** START OF Material **
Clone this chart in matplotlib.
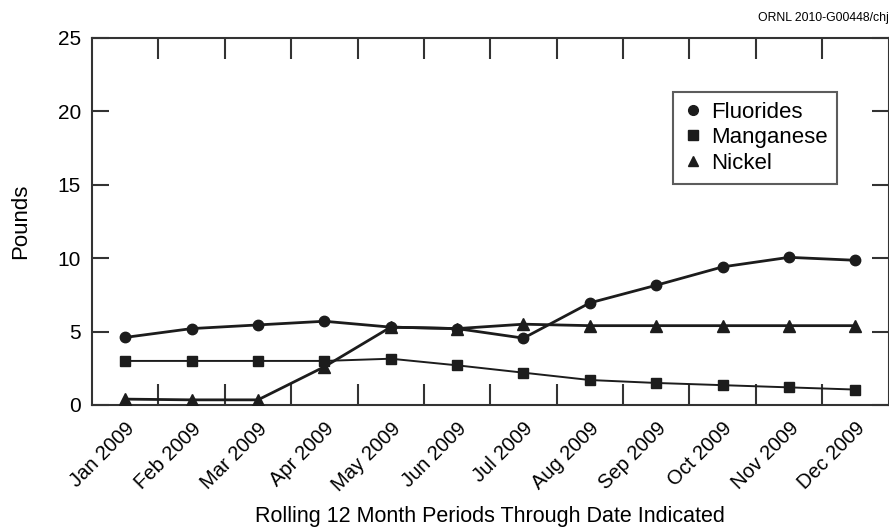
import matplotlib.pyplot as plt
from matplotlib.lines import Line2D

plt.rcParams['font.family'] = ['Liberation Sans', 'DejaVu Sans']

# data (pounds, rolling 12 month totals)
months = ['Jan 2009', 'Feb 2009', 'Mar 2009', 'Apr 2009', 'May 2009', 'Jun 2009',
          'Jul 2009', 'Aug 2009', 'Sep 2009', 'Oct 2009', 'Nov 2009', 'Dec 2009']
fluorides = [4.6, 5.2, 5.45, 5.7, 5.3, 5.2, 4.55, 6.95, 8.15, 9.4, 10.05, 9.85]
manganese = [3.0, 3.0, 3.0, 3.0, 3.15, 2.7, 2.2, 1.7, 1.5, 1.35, 1.2, 1.05]
nickel = [0.4, 0.35, 0.35, 2.6, 5.3, 5.2, 5.5, 5.4, 5.4, 5.4, 5.4, 5.4]

ink = '#1c1c1c'
x = list(range(len(months)))

fig = plt.figure(figsize=(8.89, 5.27), dpi=100)
ax = fig.add_axes([0.1035, 0.2315, 0.896, 0.697])

ax.plot(x, nickel, color=ink, lw=2.0, marker='^', ms=8, zorder=3)
ax.plot(x, manganese, color=ink, lw=1.4, marker='s', ms=7.5, zorder=4)
ax.plot(x, fluorides, color=ink, lw=2.0, marker='o', ms=7.5, zorder=5)

ax.set_xlim(-0.5, 11.5)
ax.set_ylim(0, 25)

# month labels under each point, ticks sit between periods
ax.set_xticks(x)
ax.set_xticklabels(months, rotation=45, ha='right', rotation_mode='anchor', fontsize=14.5)
ax.tick_params(axis='x', which='major', length=0, pad=10)
ax.set_xticks([i + 0.5 for i in x[:-1]], minor=True)
ax.tick_params(axis='x', which='minor', direction='in', length=15, width=1.5,
               top=True, bottom=True, color='#333333')

ax.set_yticks([0, 5, 10, 15, 20, 25])
ax.tick_params(axis='y', direction='in', length=12, width=1.5, right=True,
               labelsize=15, pad=8, color='#333333')

for s in ax.spines.values():
    s.set_linewidth(1.5)
    s.set_color('#333333')

ax.set_ylabel('Pounds', fontsize=16)
ax.yaxis.set_label_coords(-0.077, 0.5)
ax.set_xlabel('Rolling 12 Month Periods Through Date Indicated', fontsize=15.5)
ax.xaxis.set_label_coords(0.5, -0.275)

handles = [Line2D([], [], ls='none', marker='o', color=ink, ms=7),
           Line2D([], [], ls='none', marker='s', color=ink, ms=7),
           Line2D([], [], ls='none', marker='^', color=ink, ms=7)]
leg = ax.legend(handles, ['Fluorides', 'Manganese', 'Nickel'], loc='upper left',
                bbox_to_anchor=(0.729, 0.853), borderaxespad=0, fontsize=16,
                frameon=True, fancybox=False, handlelength=0.9, handletextpad=0.36,
                borderpad=0.45, labelspacing=0.2)
leg.get_frame().set_edgecolor('#333333')
leg.get_frame().set_linewidth(1.5)

fig.text(0.8526, 0.966, 'ORNL 2010-G00448/chj', ha='left', va='center', fontsize=8.8)

fig.savefig('out.png', dpi=100)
** END OF Material **
(Exercise brief): Reproduce only the lines from the beginning of the data through the line that contains "ax = fig.add_axes([0.1035, 0.2315, 0.896, 0.697])", both included, and please drop the pictures.

(Response):
Clone this chart in matplotlib.
import matplotlib.pyplot as plt
from matplotlib.lines import Line2D

plt.rcParams['font.family'] = ['Liberation Sans', 'DejaVu Sans']

# data (pounds, rolling 12 month totals)
months = ['Jan 2009', 'Feb 2009', 'Mar 2009', 'Apr 2009', 'May 2009', 'Jun 2009',
          'Jul 2009', 'Aug 2009', 'Sep 2009', 'Oct 2009', 'Nov 2009', 'Dec 2009']
fluorides = [4.6, 5.2, 5.45, 5.7, 5.3, 5.2, 4.55, 6.95, 8.15, 9.4, 10.05, 9.85]
manganese = [3.0, 3.0, 3.0, 3.0, 3.15, 2.7, 2.2, 1.7, 1.5, 1.35, 1.2, 1.05]
nickel = [0.4, 0.35, 0.35, 2.6, 5.3, 5.2, 5.5, 5.4, 5.4, 5.4, 5.4, 5.4]

ink = '#1c1c1c'
x = list(range(len(months)))

fig = plt.figure(figsize=(8.89, 5.27), dpi=100)
ax = fig.add_axes([0.1035, 0.2315, 0.896, 0.697])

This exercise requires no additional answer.